January 11, 2025

Although this saga is over, future litigation might be needed to answer a core legal question: To what extent can multimedia companies, be they in sports or otherwise, join hands to stream live content without running afoul of antitrust law?
The Venu Sports case offered conflicting assessments about that very question. 
Fubo built its case around the theory that competing companies agreeing to 1) place their live sports content on one streaming platform and 2) steer clear of investing in similar streaming platforms ran the risk of putting Fubo out of business, stifling incentives for Venu Sports’ backers to innovate and giving those backers reason to charge higher prices. 
In a letter to the Justice Department last summer, U.S. Senators Elizabeth Warren (D-Mass.) and Bernie Sanders (D-VT), along with U.S. Rep. Joaquin Castro (D-Tex.), offered supportive words for Fubo’s case. They warned of Venu Sports leading to a “monopoly power over televised sports” since the platform would “control more than 80% of nationally broadcast sports and more than half of all national sports content.”
Echoing a similar point in amicus briefs filed last fall, President Joe Biden’s Department of Justice and New York Attorney General Letitia James, along with Democratic attorneys general of 15 other states and the District of Columbia, insisted the defendant companies were overly “dominant” in that they control most sports broadcasting rights in the United States. Another concern was the defendants might use Venu Sports to impose bundling requirements on rival distributors. These ideas were also captured in letters by DirecTV and EchoStar to Garnett earlier this week. The two companies warned that a joint venture like Venu Sports could lead to inflated prices and drive out competitors from the live pay TV market.

But the defendants and other interested parties argue those lines of reasoning were illogical and tantamount to fearmongering. 
Venu Sports, its backers underscored, would have only streamed nonexclusive content. That means consumers who wouldn’t have subscribed to Venu Sports could have still seen everything streamed on the platform by accessing other platforms or services—including those run by ESPN. 
Also, Venu Sports would not have been a monopoly in the sense that some sports networks weren’t included. CBS and NBC, for example, weren’t part of the service. Those and other companies would have competed against Venu Sports.
Price point was also stressed as a defense. For $42.99/month, a sports fan would have gained access to a wide array of live content. The alternative of buying multiple streaming and cable/satellite services would have collectively cost that fan more per month.
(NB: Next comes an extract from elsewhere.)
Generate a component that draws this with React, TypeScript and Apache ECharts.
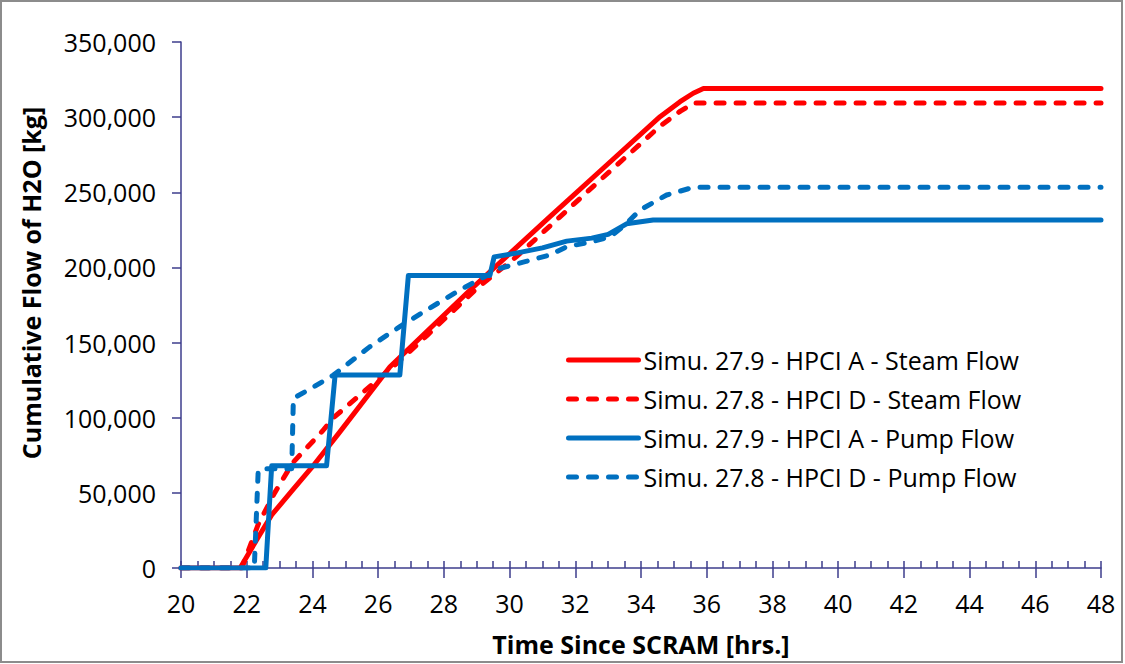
import React, { useEffect, useRef } from "react";
import * as echarts from "echarts";

const xTicks = { min: 20, max: 48, major: 2, minor: 0.5 };
const yTicks = { min: 0, max: 350000, interval: 50000 };

const seriesNames = [
  "Simu. 27.9 - HPCI A - Steam Flow",
  "Simu. 27.8 - HPCI D - Steam Flow",
  "Simu. 27.9 - HPCI A - Pump Flow",
  "Simu. 27.8 - HPCI D - Pump Flow",
];

// [time (hrs), cumulative flow (kg)]
const steamA: [number, number][] = [
  [20, 0], [21.8, 0], [22.3, 18600], [22.76, 35300], [23.4, 52000], [24.0, 67400],
  [24.8, 89600], [26.36, 133900], [28.8, 185000], [31.23, 233800], [33.0, 269000],
  [34.58, 300300], [35.19, 310300], [35.59, 315900], [35.9, 319000], [48, 319000],
];

const steamD: [number, number][] = [
  [20, 0], [21.85, 0], [22.35, 29000], [22.85, 50000], [23.4, 70000], [24.3, 91000],
  [24.64, 100000], [25.6, 118000], [26.56, 136000], [27.5, 155000], [29.0, 186000],
  [30.2, 207000], [31.5, 233000], [32.75, 258000], [34.58, 294000], [35.2, 304000],
  [35.6, 309400], [48, 309400],
];

const pumpA: [number, number][] = [
  [20, 0], [22.58, 0], [22.76, 68000], [24.43, 68000], [24.69, 128400], [26.66, 128400],
  [26.92, 194600], [29.4, 194600], [29.53, 207000], [30.2, 209500], [31.0, 213000],
  [31.74, 217500], [32.5, 219500], [33.0, 222000], [33.56, 229000], [34.37, 231600],
  [48, 231600],
];

const pumpD: [number, number][] = [
  [20, 0], [22.23, 0], [22.35, 65000], [22.5, 66000], [23.37, 66000], [23.42, 112900],
  [24.0, 120000], [24.64, 128400], [25.75, 147300], [26.66, 160600], [27.5, 172000],
  [28.49, 185000], [29.71, 199400], [30.5, 204000], [31.23, 208300], [31.74, 213800],
  [32.5, 217000], [33.06, 220400], [33.5, 228000], [33.97, 238200], [34.78, 248200],
  [35.59, 253300], [48, 253300],
];

const RED = "#FF0000";
const BLUE = "#0070C0";
const AXIS = "#3C3C8C";
const FONT = "'Open Sans', 'Noto Sans', sans-serif";

export default function App() {
  const ref = useRef<HTMLDivElement>(null);
  useEffect(() => {
    if (!ref.current) return;
    const chart = echarts.init(ref.current, undefined, { renderer: "svg" });
    const mk = (name: string, data: [number, number][], color: string, dashed: boolean, z: number) => ({
      name,
      type: "line",
      data,
      symbol: "none",
      showSymbol: false,
      z,
      lineStyle: {
        color,
        width: 5,
        type: dashed ? [8, 12] : "solid",
        cap: "round",
        join: "round",
      },
      itemStyle: { color, opacity: 0 },
    });
    chart.setOption({
      animation: false,
      backgroundColor: "#ffffff",
      grid: { left: 181, right: 24, top: 42, bottom: 96, containLabel: false },
      legend: {
        orient: "vertical",
        left: 566,
        top: 346,
        padding: 0,
        itemWidth: 70,
        itemHeight: 14,
        itemGap: 11,
        align: "left",
        data: seriesNames,
        itemStyle: { opacity: 0, borderWidth: 0 },
        lineStyle: { width: 5 },
        textStyle: { fontSize: 25, fontFamily: FONT, color: "#000", lineHeight: 28 },
      },
      xAxis: [
        {
          type: "value",
          min: xTicks.min,
          max: xTicks.max,
          interval: xTicks.major,
          position: "bottom",
          axisLine: { show: true, onZero: false, lineStyle: { color: AXIS, width: 1.5 } },
          axisTick: { show: true, inside: false, length: 10, lineStyle: { color: AXIS, width: 1.5 } },
          axisLabel: { fontSize: 25, fontFamily: FONT, color: "#000", margin: 22 },
          splitLine: { show: false },
        },
        {
          type: "value",
          min: xTicks.min,
          max: xTicks.max,
          interval: xTicks.minor,
          position: "bottom",
          axisLine: { show: false, onZero: false },
          axisTick: { show: true, inside: true, length: 7, lineStyle: { color: AXIS, width: 1.5 } },
          axisLabel: { show: false },
          splitLine: { show: false },
        },
      ],
      yAxis: {
        type: "value",
        min: yTicks.min,
        max: yTicks.max,
        interval: yTicks.interval,
        axisLine: { show: true, lineStyle: { color: AXIS, width: 1.5 } },
        axisTick: { show: true, inside: false, length: 9, lineStyle: { color: AXIS, width: 1.5 } },
        axisLabel: {
          fontSize: 25,
          fontFamily: FONT,
          color: "#000",
          margin: 25,
          formatter: (v: number) => v.toLocaleString("en-US"),
        },
        splitLine: { show: false },
      },
      graphic: [
        {
          type: "rect",
          shape: { x: 1, y: 1, width: 1121, height: 661 },
          style: { fill: "none", stroke: "#8c8c8c", lineWidth: 2 },
          silent: true,
        },
        {
          type: "text",
          x: 641,
          y: 644,
          style: {
            text: "Time Since SCRAM [hrs.]",
            font: `bold 25px ${FONT}`,
            fill: "#000",
            textAlign: "center",
            textVerticalAlign: "middle",
          },
        },
        {
          type: "text",
          x: 31,
          y: 283,
          rotation: Math.PI / 2,
          style: {
            text: "Cumulative Flow of H2O [kg]",
            font: `bold 25px ${FONT}`,
            fill: "#000",
            textAlign: "center",
            textVerticalAlign: "middle",
          },
        },
      ],
      series: [
        mk(seriesNames[0], steamA, RED, false, 2),
        mk(seriesNames[1], steamD, RED, true, 3),
        mk(seriesNames[2], pumpA, BLUE, false, 4),
        mk(seriesNames[3], pumpD, BLUE, true, 5),
      ],
    });
    return () => chart.dispose();
  }, []);
  return (
    <div
      ref={ref}
      style={{ position: "fixed", left: 0, top: 0, width: 1125, height: 664, background: "#fff" }}
    />
  );
}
An amicus brief filed by the attorneys general of Florida, Alabama, Iowa, Kentucky, Mississippi and South Carolina maintained Venu Sports enhanced the marketplace for sports fans. They wrote Venu Sports would have offered fans the chance to buy live sports content without having to pay for unwanted bundled content. The AGs also maintained Garnett had misapplied antitrust law by endorsing “protectionism” to save Fubo. 
Garnett’s order to grant a preliminary injunction, as well as her order last month to deny a motion to dismiss, were not final orders in the case. They occurred before pretrial discovery and before a trial (neither of which will take place with the settlement). Those rulings were based on a limited scope of evidence and testimony. More substantial evidence, including confidential emails and texts, and a wider range of sworn testimony hadn’t yet been produced. Expert reports from economists and others in preparation for trial were also absent. With those caveats, Garnett expressed concern that even if the initial price for Venu Sports would have been favorable to consumers, Venu Sports could have stifled competition over time, potentially sparking higher prices.